Em termos proporcionais, isso representa menos de 0,1% do total de óbitos e hospitalizações provocados pela covid-19 no Estado, mas confirma que os mais jovens também sofrem impacto do vírus. Além disso, sem imunização, podem retransmitir a doença com mais facilidade. O Ministério da Saúde cogita autorizar a aplicação das doses para essa faixa etária, já aprovada pela Agência Nacional de Vigilância Sanitária (Anvisa), somente mediante apresentação de prescrição médica e de termo de consentimento.
Como os sistemas do ministério não voltaram a funcionar plenamente após um alegado ataque hacker, e ainda não é possível consultar os registros mais atualizados do Sistema de Informação da Vigilância Epidemiológica da Gripe (Sivep-Gripe), GZH utilizou uma planilha baixada do site do governo em novembro, com dados até o final de outubro (mas que podem ser atualizados retrospectivamente) para filtrar dados sobre internações e óbitos de crianças.
Os dados oficiais disponíveis até aquele momento indicavam seis óbitos no Estado neste ano, contra dois registrados em 2020 – quando houve ainda 77 internações, das quais 24 em unidades de terapia intensiva (UTIs). Em 2021, das 108 hospitalizações de crianças, 41 haviam exigido UTI.
As mortes observadas entre janeiro e outubro representam 0,02% do total apontado neste período pela planilha do Sivep-Gripe, embora somem 8,4% da população gaúcha nesse intervalo de idade específico. Isso confirma que as crianças não são vítimas preferenciais das formas mais graves de covid, mas, ainda assim, quando o nível de circulação do vírus é elevado, mortes tendem a ocorrer principalmente entre quem tem alguma comorbidade.
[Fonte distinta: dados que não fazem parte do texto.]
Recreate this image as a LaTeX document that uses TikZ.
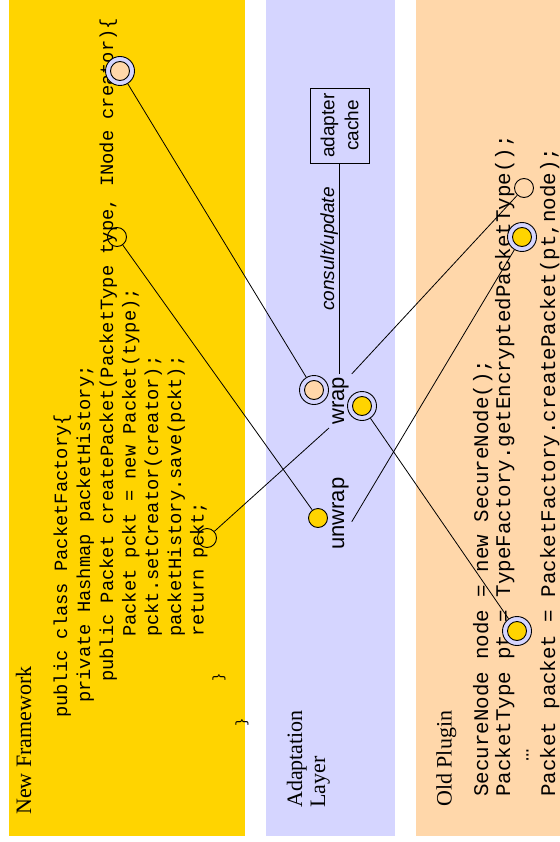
\documentclass[tikz,border=0pt]{standalone}
\usepackage{fontspec}
\setmainfont{Liberation Serif}
\setsansfont{Liberation Sans}
\setmonofont{Liberation Mono}
\definecolor{nfyellow}{RGB}{255,212,0}
\definecolor{adlav}{RGB}{213,213,255}
\definecolor{oppeach}{RGB}{255,215,170}
\tikzset{
  heading/.style={rotate=90, anchor=base west, inner sep=0pt, font=\fontsize{22}{26}\selectfont},
  nfcode/.style={rotate=90, anchor=base west, inner sep=0pt, font=\ttfamily\fontsize{18.75}{22}\selectfont},
  opcode/.style={rotate=90, anchor=base west, inner sep=0pt, font=\ttfamily\fontsize{20.8}{24}\selectfont},
  opname/.style={rotate=90, anchor=base west, inner sep=3pt, font=\sffamily\fontsize{22}{26}\selectfont},
  port/.style={circle, draw, line width=0.9pt, minimum size=19pt, inner sep=0pt},
  dot/.style={port, fill=nfyellow},
  ring/.style={circle, draw, line width=0.9pt, fill=adlav, minimum size=29pt, inner sep=0pt,
    path picture={\draw[line width=0.9pt, fill=#1] (path picture bounding box.center) circle[radius=9.5pt];}},
  link/.style={line width=0.8pt},
  cachebox/.style={rotate=90, draw, line width=0.9pt, minimum width=75pt, minimum height=59pt,
    align=center, font=\sffamily\fontsize{19}{24}\selectfont},
  edgelabel/.style={rotate=90, anchor=base, inner sep=0pt, font=\sffamily\itshape\fontsize{19}{22}\selectfont}
}
\begin{document}
\begin{tikzpicture}[x=1pt, y=-1pt]
\useasboundingbox (0,0) rectangle (559,842);

% the three layers
\fill[nfyellow] (9,0) rectangle (245,836);
\fill[adlav] (266,0) rectangle (395,836);
\fill[oppeach] (416,0) rectangle (560,836);

% headings
\node[heading] (hnf) at (31,815) {New Framework};
\node[heading] (had1) at (302,808) {Adaptation};
\node[heading] (had2) at (325,808) {Layer};
\node[heading] (hop) at (451.5,807) {Old Plugin};

% new framework code
\node[nfcode] (n1) at (67,718) {public class PacketFactory\{};
\node[nfcode] (n2) at (90,703) {private Hashmap packetHistory;};
\node[nfcode] (n3) at (113,682) {public Packet createPacket(PacketType type, INode creator)\{};
\node[nfcode] (n4) at (135.5,637) {Packet pckt = new Packet(type);};
\node[nfcode] (n5) at (158,637) {pckt.setCreator(creator);};
\node[nfcode] (n6) at (181,637) {packetHistory.save(pckt);};
\node[nfcode] (n7) at (203.5,637) {return pckt;};
\node[rotate=90, inner sep=0pt, font=\ttfamily\fontsize{14}{16}\selectfont] (nb1) at (219,677) {\}};
\node[rotate=90, inner sep=0pt, font=\ttfamily\fontsize{14}{16}\selectfont] (nb2) at (242,722) {\}};

% old plugin code
\node[opcode] (o1) at (488,797) {SecureNode node = new SecureNode();};
\node[opcode] (o2) at (510,797) {PacketType pt = TypeFactory.getEncryptedPacketType();};
\node[opcode, anchor=base] (o3) at (528.5,755) {…};
\node[opcode] (o4) at (555,797) {Packet packet = PacketFactory.createPacket(pt,node);};

% adaptation layer operations
\node[opname] (wrap) at (344,428) {wrap};
\node[opname] (unwrap) at (344,553) {unwrap};
\node[cachebox] (cache) at (339.5,125.5) {adapter\\cache};
\draw[link] (cache.west) -- (cache.west |- wrap.east);
\node[edgelabel] (cu) at (334,249) {consult/update};

% ports
\node[ring=oppeach] (A) at (120,71) {};
\node[port] (B) at (117,237) {};
\node[port] (C) at (207,538) {};
\node[ring=oppeach] (D) at (314,390) {};
\node[ring=nfyellow] (E) at (362,406) {};
\node[dot] (F) at (318,518) {};
\node[port] (G) at (524,188) {};
\node[ring=nfyellow] (H) at (522,237) {};
\node[ring=nfyellow] (I) at (517,631) {};

% connections
\draw[link] (A) -- (D);
\draw[link] (B) -- (F);
\draw[link] (C) -- (wrap.north west);
\draw[link] (wrap.south east) -- (G);
\draw[link] ([yshift=-8pt]unwrap.south) -- (H);
\draw[link] (E) -- (I);
\end{tikzpicture}
\end{document}
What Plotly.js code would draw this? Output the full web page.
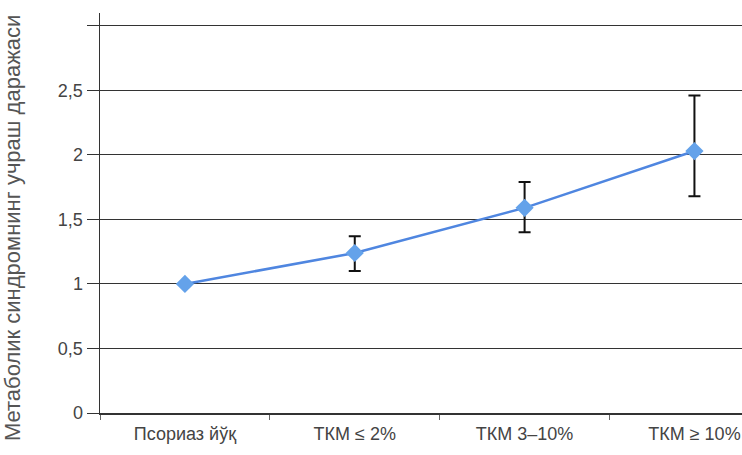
<!DOCTYPE html>
<html>
<head>
<meta charset="utf-8">
<script src="https://cdn.plot.ly/plotly-3.0.1.min.js"></script>
<style>html,body{margin:0;padding:0;background:#fff;}#chart{width:742px;height:455px;}</style>
</head>
<body>
<div id="chart"></div>
<script>
const categories = ["Псориаз йўқ", "ТКМ ≤ 2%", "ТКМ 3–10%", "ТКМ ≥ 10%"];
const values = [1.0, 1.24, 1.59, 2.03];
const errPlus = [0, 0.13, 0.20, 0.43];
const errMinus = [0, 0.14, 0.19, 0.35];
const yTickVals = [0, 0.5, 1, 1.5, 2, 2.5, 3];
const yTickText = ["0", "0,5", "1", "1,5", "2", "2,5", ""];
const yTitle = "Метаболик синдромнинг учраш даражаси";

const trace = {
  x: categories,
  y: values,
  type: "scatter",
  mode: "lines+markers",
  line: {color: "#4f86e0", width: 2.5},
  marker: {symbol: "diamond", size: 14, color: "#64a2ea"},
  error_y: {type: "data", symmetric: false, array: errPlus, arrayminus: errMinus,
            color: "#111", thickness: 2, width: 6},
  cliponaxis: false,
  hoverinfo: "skip"
};

const layout = {
  width: 742, height: 455,
  margin: {l: 100, r: 0, t: 13, b: 42},
  paper_bgcolor: "#fff", plot_bgcolor: "#fff",
  showlegend: false,
  font: {family: "Liberation Sans, Arial, sans-serif", size: 18, color: "#444"},
  xaxis: {
    type: "category",
    range: [-0.5, 3.28],
    tickson: "boundaries",
    ticks: "outside", ticklen: 5, tickcolor: "#666", tickwidth: 1,
    ticklabelstandoff: 4,
    showline: true, linecolor: "#333", linewidth: 1.5,
    showgrid: false, zeroline: false,
    automargin: false,
    tickfont: {size: 18, color: "#444"}
  },
  yaxis: {
    range: [0, 3.1],
    tickvals: yTickVals, ticktext: yTickText,
    ticks: "outside", ticklen: 12, tickcolor: "#333", tickwidth: 1,
    showline: true, linecolor: "#333", linewidth: 1.5,
    showgrid: true, gridcolor: "#333", gridwidth: 1,
    zeroline: false,
    automargin: false,
    tickfont: {size: 18, color: "#444"}
  },
  annotations: [{
    text: yTitle, textangle: -90,
    xref: "paper", yref: "paper",
    x: -0.137, y: 0.4625, xanchor: "center", yanchor: "middle",
    showarrow: false,
    font: {size: 22, color: "#555"}
  }]
};

Plotly.newPlot("chart", [trace], layout, {displayModeBar: false, staticPlot: true});
</script>
</body>
</html>
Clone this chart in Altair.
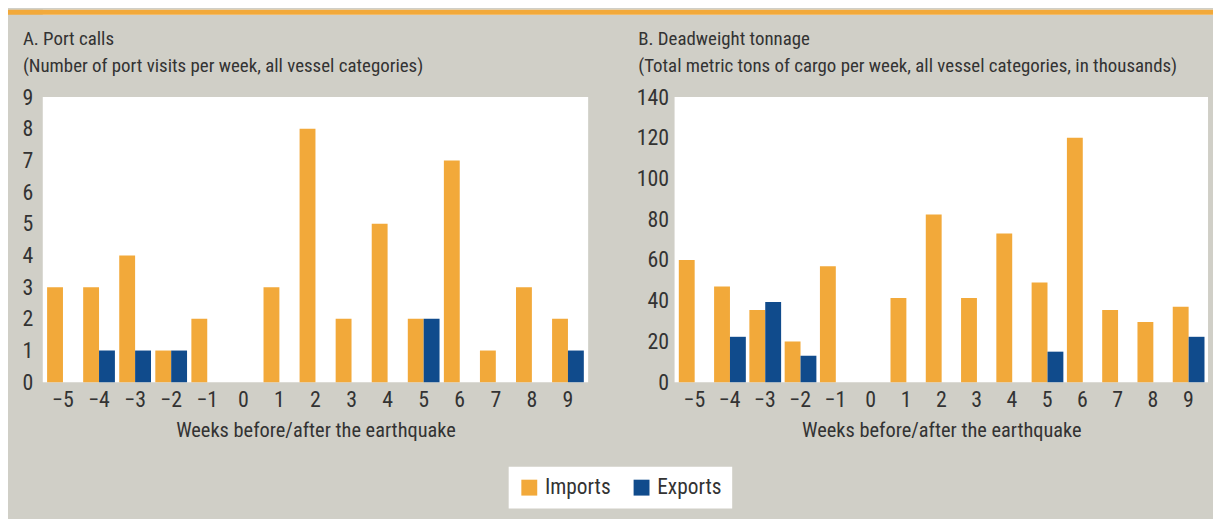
import altair as alt
import pandas as pd

weeks = [-5, -4, -3, -2, -1, 0, 1, 2, 3, 4, 5, 6, 7, 8, 9]
series = ["Imports", "Exports"]

calls_imports = [3, 3, 4, 1, 2, 0, 3, 8, 2, 5, 2, 7, 1, 3, 2]
calls_exports = [0, 1, 1, 1, 0, 0, 0, 0, 0, 0, 2, 0, 0, 0, 1]

dwt_imports = [60, 47, 35.5, 20, 57, 0, 41.3, 82.4, 41.3, 73, 49, 120, 35.5, 29.6, 37]
dwt_exports = [0, 22.3, 39.4, 13, 0, 0, 0, 0, 0, 0, 15, 0, 0, 0, 22.3]

ORANGE = "#F2A93A"
BLUE = "#104B8C"
GREY = "#D0CFC7"
TEXT = "#333333"
FONT = "'Roboto Condensed', 'DejaVu Sans Condensed', 'Liberation Sans Narrow', Roboto, sans-serif"


def frame(imp, exp):
    rows = []
    for w, i, e in zip(weeks, imp, exp):
        rows.append({"week": w, "series": "Imports", "value": i})
        rows.append({"week": w, "series": "Exports", "value": e})
    return pd.DataFrame(rows)


color = alt.Color(
    "series:N",
    sort=series,
    scale=alt.Scale(domain=series, range=[ORANGE, BLUE]),
    legend=alt.Legend(
        title=None, orient="none", legendX=469, legendY=460,
        direction="horizontal", symbolType="square", symbolSize=256,
        symbolStrokeWidth=0, labelFontSize=21.5, labelColor=TEXT, labelFont=FONT,
        fillColor="white", padding=10, columnPadding=20, labelOffset=5,
    ),
)

xaxis = alt.Axis(
    title="Weeks before/after the earthquake", labelAngle=0, ticks=False,
    domain=False, labelPadding=7, labelFontSize=22, titleFontSize=20.5,
    titlePadding=11, titleFontWeight="normal",
    labelExpr="replace(datum.label, '-', '\u2212')",
)


def panel(imp, exp, ymax, yvals, title, subtitle, width, minext, lpad, dx):
    return alt.Chart(frame(imp, exp)).mark_bar().encode(
        x=alt.X("week:O", sort=weeks,
                scale=alt.Scale(paddingInner=0.12, paddingOuter=0.12), axis=xaxis),
        xOffset=alt.XOffset("series:N", sort=series,
                            scale=alt.Scale(paddingInner=0, paddingOuter=0)),
        y=alt.Y("value:Q", scale=alt.Scale(domain=[0, ymax], nice=False),
                axis=alt.Axis(title=None, values=yvals, grid=False, ticks=False,
                              domain=False, labelFontSize=22, labelPadding=lpad,
                              minExtent=minext, maxExtent=minext)),
        color=color,
    ).properties(
        width=width, height=287,
        title=alt.TitleParams(
            text=title, subtitle=subtitle, anchor="start", frame="bounds",
            dx=dx, fontSize=19, subtitleFontSize=19, fontWeight="normal",
            color=TEXT, subtitleColor=TEXT, font=FONT, subtitleFont=FONT,
            subtitlePadding=8, offset=10,
        ),
    )


a = panel(calls_imports, calls_exports, 9, list(range(0, 10)),
          "A. Port calls",
          "(Number of port visits per week, all vessel categories)",
          549, 35, 10, 15)
b = panel(dwt_imports, dwt_exports, 140, list(range(0, 141, 20)),
          "B. Deadweight tonnage",
          "(Total metric tons of cargo per week, all vessel categories, in thousands)",
          537, 38, 6, 2)

strip = alt.Chart(pd.DataFrame({"s": [0]})).mark_rect(color=ORANGE).encode(
    x=alt.value(-35), x2=alt.value(1178), y=alt.value(0), y2=alt.value(5)
).properties(width=1178, height=5)

chart = alt.vconcat(
    strip,
    alt.hconcat(a, b, spacing=48),
    spacing=16,
).properties(
    background=GREY,
    padding={"left": 0, "top": 0, "right": 0, "bottom": 10},
).configure(
    font=FONT
).configure_view(
    fill="white", strokeWidth=0
).configure_axis(
    labelColor=TEXT, titleColor=TEXT, labelFont=FONT, titleFont=FONT
)

chart.save("out.html", embed_options={"renderer": "svg", "actions": False})
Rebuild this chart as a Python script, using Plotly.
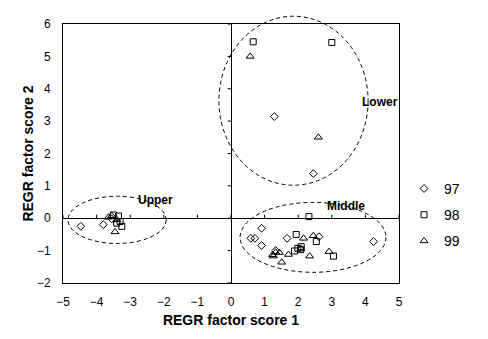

Nos dados analisados por GZH, dos oito óbitos entre cinco e 11 anos notificados desde o surgimento da pandemia até o começo de novembro, apenas um não envolvia uma criança com algum fator de risco. Para o epidemiologista e professor da Universidade Federal do Rio Grande do Sul (UFRGS) Paulo Petry, apesar de os números não serem tão elevados quanto o de outras faixas, reforçam a importância de se liberar e estimular a vacinação dos pequenos.
– Os números de mortes e agravamentos são realmente mais baixos na comparação com outros grupos, mas isso é só estatística. Quando uma dessas mortes ocorre na tua família, é uma tragédia sem tamanho. O importante é que são vidas perdidas, e isso poderia ter sido evitado – observa Petry.
O epidemiologista aponta outras razões em defesa da imunização a partir dos cinco anos:
– Mesmo quando a criança não agrava, pode transmitir a doença. Se queremos deter a pandemia, precisamos imunizar todas as pessoas. Mais de 20 países já vacinam crianças, com autorização de agências reguladoras como as dos Estados Unidos, da Europa, Japão, China. Um estudo recente mostrou que, entre 7 milhões de crianças vacinadas, houve oito casos de efeitos colaterais moderados e nenhum óbito. Não há argumento científico para ser contra a imunização.
O ministro da saúde, Marcelo Queiroga, entende que as cifras nacionais não justificam pressa para imunizar os mais jovens.
– Os óbitos de crianças estão dentro de um patamar que não implica decisões emergenciais – declarou Queiroga à imprensa na quinta-feira (23).
Em todo o país, desde a eclosão do vírus, morreram 301 crianças no grupo ainda sem vacina de cinco a 11 anos – ou uma a cada dois dias, aproximadamente.
O Rio Grande do Sul apresentou, ao longo desse ano, um desempenho bastante superior à média nacional na proteção da infância contra o coronavírus. Reportagem publicada em junho por GZH mostrou que, embora a doença tenha atacado as crianças com maior força em 2021, o Estado mantinha a menor taxa de óbitos infantis do Brasil desde a declaração de pandemia - 11,7 mortes por milhão contra uma média nacional de 30 por milhão no grupo entre zero e 12 anos.
O Ministério da Saúde anunciou que deve permitir a imunização dessa população apenas por meio da apresentação de prescrição médica e de um termo de consentimento dos pais. Especialistas ponderam que isso pode dificultar o acesso de muitas famílias à campanha de vacinação, principalmente em zonas socialmente vulneráveis e com mais dificuldade de acesso a atendimento médico.
O ministério lançou nesta sexta-feira (24) uma consulta pública, pela internet, para receber contribuições da sociedade civil sobre a iniciativa de reduzir a idade de imunização no país. As contribuições devem ser enviadas até o dia 2 de janeiro pelo site da pasta.